Eight advocacy groups have signed on to amicus briefs in the case — Council of Parent Attorneys and Advocates; Disability Rights Pennsylvania; Education Law Center of Pennsylvania; Juvenile Law Center; Public Interest Law Center; Women’s Law Project; Community Legal Services of Philadelphia; and Pennsylvania Coalition Against Rape.

The amicus briefs emphasize the seriousness of rape and the need to hold school-district officials accountable for their alleged negligence in N.B.’s case.

The amicus brief of Education Law Center of Pennsylvania, Juvenile Law Center, Public Interest Law Center, Women’s Law Project and Community Legal Services of Philadelphia focuses on the vulnerability of LGBT students and students of color.

“Students of color and students who fail to conform to gender stereotypes, including those who are or are perceived to be LGBT are particularly likely to experience harassment in the school setting,” the brief states. “Unfortunately, although these students are particularly vulnerable to student-to-student harassment, their harassment in school is often taken less seriously than the bullying of their white, straight, gender-conforming counterparts — which can lead to tragic consequences, as in the case of N.B.”

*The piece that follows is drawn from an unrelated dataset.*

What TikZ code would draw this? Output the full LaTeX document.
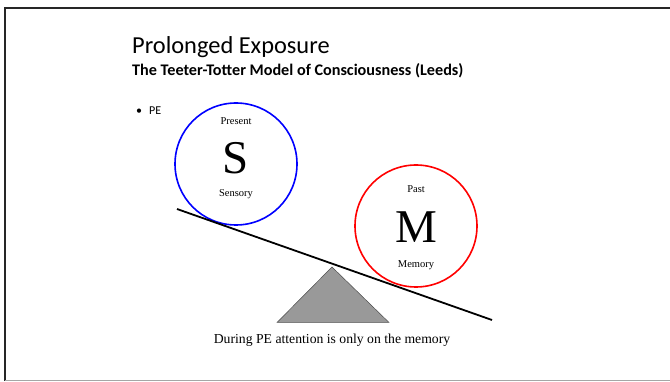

The amicus brief of Pennsylvania Coalition Against Rape blasts school-district officials. “N.B., [when] a fourth-grade student, was raped on the bathroom floor at his school, during the school day while under the supervision of adult school officials. And now, those school officials have the audacity to argue it is too late for N.B. to seek justice.”

A spokesperson for the school district declined to comment for this story, citing the pending litigation.

In an email, David J. Berney, an attorney for N.B. and his mother, said he’s optimistic about the case for several reasons. Berney said there’s a state law that specifically permits the extension of filing deadlines for minors who wish to file a civil action. He also said the state Human Relations Act “is a broad remedial civil rights statute” that permits extending the six-month filing deadline in situations such as N.B.’s.

Oral arguments are scheduled for 9 a.m. March 10 in Courtroom 456 of City Hall in Center City Philadelphia.